Los albañiles que levantaron la estación en dos noches eran de Arroyo de la Luz, pueblo cercano a Casar. "Se los llevan en cuadrillas a trabajar a Madrid", dice García. "A la hora de construir un proyecto así se suelen hacer pruebas. Pero no había presupuesto. Fue a la primera, a lo que salga. Como Alfredo Landa en muchas películas". La historia de la construcción del edificio serviría para un guión de cine. "Frente a lo natural, hacer primero la cáscara pequeña y luego la grande, tuvimos que empezar por la grande. Porque luego no íbamos a poder apoyarnos en la pequeña". Fue ir directos al salto mortal del arco mayor. El hormigón debe verterse en el encofrado a una temperatura media. No es bueno que haga mucho frío, ni mucho calor. Y el día elegido para el vertido fue el 6 de agosto. Cuarenta y tantos grados. Decidieron hormigonar por la noche. Toda la noche. Y en el pueblo, verbena y expectación. "En el primer intento se rompió una tablilla, y ya comenzaron los rumores de que se había derrumbado", recuerda García. "Luego me hicieron firmar un papel antes de desencofrar para asegurar que no se iba a caer". En dos noches tenían las cáscaras hechas. El hormigón no es caro en sí, lo es el trabajo del encofrador para conseguir las formas. "Antaño este material se usaba en proyectos vistosos de poco presupuesto porque se consiguen edificios efectistas y entonces la mano de obra era barata". Pero la carestía de la mano de obra ha cambiado las cosas. El hormigón se ha vuelto caro.

Las fotos del proceso de construcción muestran un edificio forrado de tablas de madera que recuerda a un barco. "En realidad, se construye antes un artilugio de madera. Si añadieras una cubierta aislante de cobre, ya tendrías un edificio". Luego se apoya milimétricamente en puntales, porque si no, de la presión del hormigón, la construcción se desplomaría. Cuando el hormigón se seca, se retiran, y entonces sí es la forma la que sustenta a la estación.

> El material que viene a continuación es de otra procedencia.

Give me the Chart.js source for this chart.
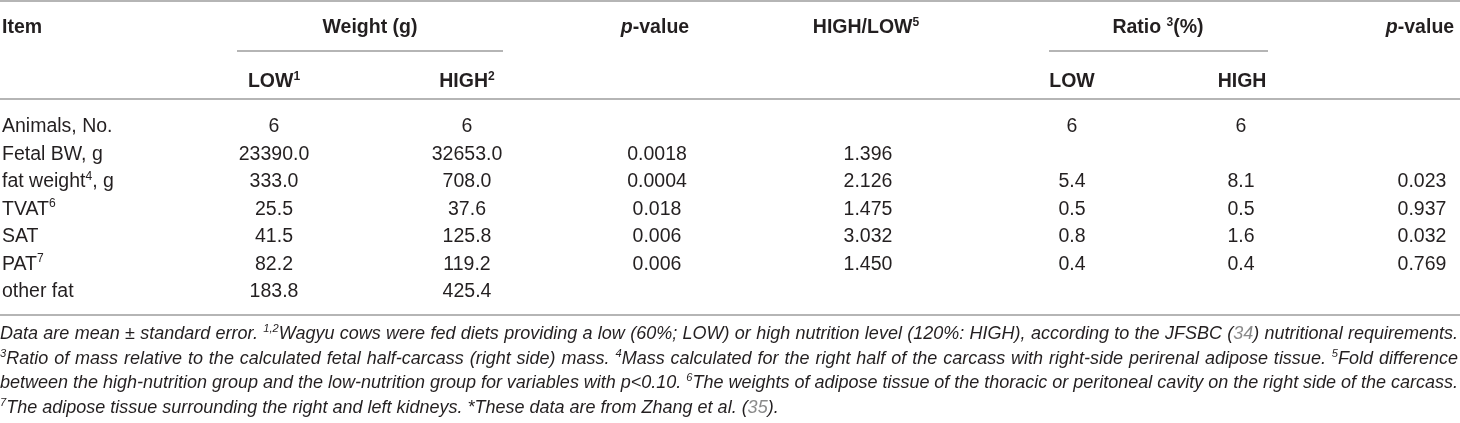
<!DOCTYPE html>
<html>
<head>
<meta charset="utf-8">
<script src="https://cdn.jsdelivr.net/npm/chart.js@4.4.1/dist/chart.umd.min.js"></script>
<style>
  html, body { margin: 0; padding: 0; background: #fff; }
  #caixa { width: 1460px; height: 423px; position: relative; }
</style>
</head>
<body>
<div id="caixa"><canvas id="tabela"></canvas></div>
<script>
// ^..^ = superscript, _.._ = italic, {..} = reference number
const items = ['Animals, No.', 'Fetal BW, g', 'fat weight^4^, g', 'TVAT^6^', 'SAT', 'PAT^7^', 'other fat']

const weightLow  = [6, 23390.0, 333.0, 25.5, 41.5, 82.2, 183.8]
const weightHigh = [6, 32653.0, 708.0, 37.6, 125.8, 119.2, 425.4]
const pWeight    = [null, 0.0018, 0.0004, 0.018, 0.006, 0.006, null]
const highLow    = [null, 1.396, 2.126, 1.475, 3.032, 1.450, null]
const ratioLow   = [6, null, 5.4, 0.5, 0.8, 0.4, null]
const ratioHigh  = [6, null, 8.1, 0.5, 1.6, 0.4, null]
const pRatio     = [null, null, 0.023, 0.937, 0.032, 0.769, null]

const headTop = ['Item', 'Weight (g)', '_p_-value', 'HIGH/LOW^5^', 'Ratio ^3^(%)', '_p_-value']
const headSub = ['LOW^1^', 'HIGH^2^', 'LOW', 'HIGH']

const footnotes = [
  'Data are mean ± standard error. ^1,2^Wagyu cows were fed diets providing a low (60%; LOW) or high nutrition level (120%: HIGH), according to the JFSBC ({34}) nutritional requirements.',
  '^3^Ratio of mass relative to the calculated fetal half-carcass (right side) mass. ^4^Mass calculated for the right half of the carcass with right-side perirenal adipose tissue. ^5^Fold difference',
  'between the high-nutrition group and the low-nutrition group for variables with p<0.10. ^6^The weights of adipose tissue of the thoracic or peritoneal cavity on the right side of the carcass.',
  '^7^The adipose tissue surrounding the right and left kidneys. *These data are from Zhang et al. ({35}).'
]

// layout
const colX = [274, 467, 657, 868, 1072, 1241, 1422]
const headTopX = [2, 370, 655, 866, 1158, 1420]
const headSubX = [274, 467, 1072, 1242]
const FONT = '"Liberation Sans", Arial, Helvetica, sans-serif'
const corTexto = '#231f20'
const corLinha = '#9d9d9d'

const colunas = [
  { vals: weightLow,  tipo: 'peso' },
  { vals: weightHigh, tipo: 'peso' },
  { vals: pWeight,    tipo: 'p' },
  { vals: highLow,    tipo: 'razao' },
  { vals: ratioLow,   tipo: 'peso' },
  { vals: ratioHigh,  tipo: 'peso' },
  { vals: pRatio,     tipo: 'p' }
]

function formata(tipo, v, linha) {
  if (v === null) return ''
  if (tipo === 'p') return String(v)
  if (tipo === 'razao') return v.toFixed(3)
  return linha === 0 ? String(v) : v.toFixed(1)
}

function parseRico(str) {
  const out = []
  let sup = false, it = false, ref = false, buf = ''
  const push = () => { if (buf) out.push({ t: buf, sup, it, ref }); buf = '' }
  for (const ch of str) {
    if (ch === '^') { push(); sup = !sup }
    else if (ch === '_') { push(); it = !it }
    else if (ch === '{') { push(); ref = true }
    else if (ch === '}') { push(); ref = false }
    else buf += ch
  }
  push()
  return out
}

function fonte(p, o) {
  const tam = p.sup ? o.size * 0.62 : o.size
  return (p.it || o.italic ? 'italic ' : '') + (o.bold ? 'bold ' : '') + tam + 'px ' + FONT
}

function larguraRico(ctx, pecas, o) {
  let w = 0
  pecas.forEach(p => { ctx.font = fonte(p, o); w += ctx.measureText(p.t).width })
  return w
}

function desenhaRico(ctx, str, x, y, o) {
  const pecas = parseRico(str)
  const w = larguraRico(ctx, pecas, o)
  let extra = 0
  if (o.justifica) {
    let espacos = 0
    pecas.forEach(p => { if (!p.sup) espacos += (p.t.match(/ /g) || []).length })
    if (espacos > 0) extra = (o.justifica - w) / espacos
  }
  let cx = x
  if (o.align === 'center') cx = x - w / 2
  if (o.align === 'right') cx = x - w
  ctx.textAlign = 'left'
  ctx.textBaseline = 'alphabetic'
  pecas.forEach(p => {
    ctx.font = fonte(p, o)
    ctx.fillStyle = p.ref ? '#8a8a8a' : corTexto
    const yy = p.sup ? y - o.size * 0.38 : y
    const partes = p.t.split(' ')
    partes.forEach((pt, k) => {
      ctx.fillText(pt, cx, yy)
      cx += ctx.measureText(pt).width
      if (k < partes.length - 1) cx += ctx.measureText(' ').width + (p.sup ? 0 : extra)
    })
  })
}

const tabelaPlugin = {
  id: 'tabela',
  afterDatasetsDraw(chart) {
    const ctx = chart.ctx
    const sx = chart.scales.x
    ctx.save()

    // linhas
    ctx.strokeStyle = corLinha
    ctx.lineWidth = 1.5
    const hline = (x0, x1, y) => {
      ctx.beginPath(); ctx.moveTo(sx.getPixelForValue(x0), y); ctx.lineTo(sx.getPixelForValue(x1), y); ctx.stroke()
    }
    hline(0, 1460, 1)
    hline(237, 503, 51)
    hline(1049, 1268, 51)
    hline(0, 1460, 99)
    hline(0, 1460, 315)

    // cabecalho
    headTop.forEach((h, i) => {
      desenhaRico(ctx, h, sx.getPixelForValue(headTopX[i]), 33, { size: 19.5, bold: true, align: i === 0 ? 'left' : 'center' })
    })
    headSub.forEach((h, i) => {
      desenhaRico(ctx, h, sx.getPixelForValue(headSubX[i]), 87, { size: 19.5, bold: true, align: 'center' })
    })

    // nomes das linhas
    const meta0 = chart.getDatasetMeta(0)
    items.forEach((it, i) => {
      desenhaRico(ctx, it, 2, meta0.data[i].y + 7, { size: 19.5, align: 'left' })
    })

    // celulas
    colunas.forEach((c, ci) => {
      const meta = chart.getDatasetMeta(ci)
      meta.data.forEach((pt, li) => {
        const txt = formata(c.tipo, c.vals[li], li)
        if (txt) desenhaRico(ctx, txt, pt.x, pt.y + 7, { size: 19.5, align: 'center' })
      })
    })

    // notas de rodape
    const base = larguraRico(ctx, parseRico(footnotes[3]), { size: 16, italic: true })
    const tam = 16 * 779 / base
    footnotes.forEach((f, i) => {
      desenhaRico(ctx, f, 0, 339 + i * 24.5, { size: tam, italic: true, align: 'left', justifica: i < 3 ? 1458 : 0 })
    })

    ctx.restore()
  }
}

const ctx = document.getElementById('tabela')

const data = {
  datasets: colunas.map((c, ci) => ({
    data: items.map((it, li) => ({ x: colX[ci], y: li })),
    pointRadius: 0,
    pointHoverRadius: 0,
    showLine: false
  }))
}

const config = {
  type: 'scatter',
  data,
  options: {
    responsive: true,
    maintainAspectRatio: false,
    animation: false,
    events: [],
    layout: { padding: { top: 111.25, bottom: 119.25, left: 0, right: 0 } },
    plugins: {
      legend: { display: false },
      tooltip: { enabled: false }
    },
    scales: {
      x: { type: 'linear', display: false, min: 0, max: 1460 },
      y: { type: 'linear', display: false, min: -0.5, max: 6.5, reverse: true }
    }
  },
  plugins: [tabelaPlugin]
}

new Chart(ctx, config)
</script>
</body>
</html>
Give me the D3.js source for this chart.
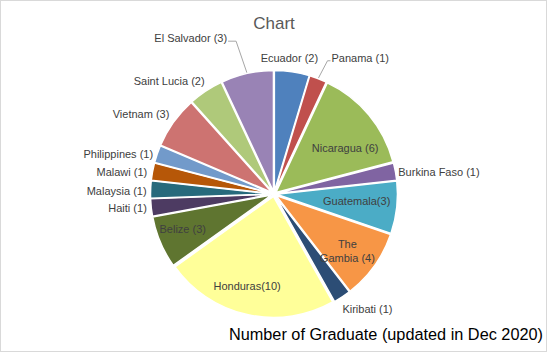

En Casar, el proyecto gusta más a niños que a padres. Es un espacio público, una orografía inesperada en medio del pueblo de siempre. El bucle menor forma una cálida sala de espera. El mayor acoge los autocares y hace de marquesina para protegerse de lluvia y sol. No hay más. Dos techos y una misma curva. Los mismos niños que llaman patata frita al edificio han convertido sus cubiertas en toboganes. Hisao Suzuki, un fotógrafo curtido ante la obra de los más sorprendentes proyectistas del mundo, aseguró que regresaría un día a retratar el edificio bañado en graffitis. Pero de momento no hay pintadas. García sonríe. Él no es ni reivindicativo, ni quejica. Es tranquilo. Y no se engaña: "Los que trabajamos fuera de los centros de importancia no es que no seamos creativos, no es que no tengamos ideas ni sepamos buscar la libertad de la arquitectura: sólo que pocos consiguen hacer grandes obras, porque éstas requieren, por encima de talento, estudio y dedicación, un encargo adecuado que te incluya en la categoría de los que pueden hacer cosas", comenta. Y no le falta razón. En su estudio, una maqueta de 9.000 euros, espera el visto bueno para levantar otro magnífico garaje para los autocares que lleguen hasta Guadalupe, el monasterio que acondiciona Moneo.

La Consejería de Cultura, de la que depende el proyecto, no tiene bastante dinero. "Aquí tenemos muchas iglesias y todas necesitan intervenciones de urgencia". García se lo toma con calma. Lleva un año de premios. Ha construido el Guggenheim del pueblo. Pero no hay más. "Muchas revistas, muchas portadas, pero un año sin encargos".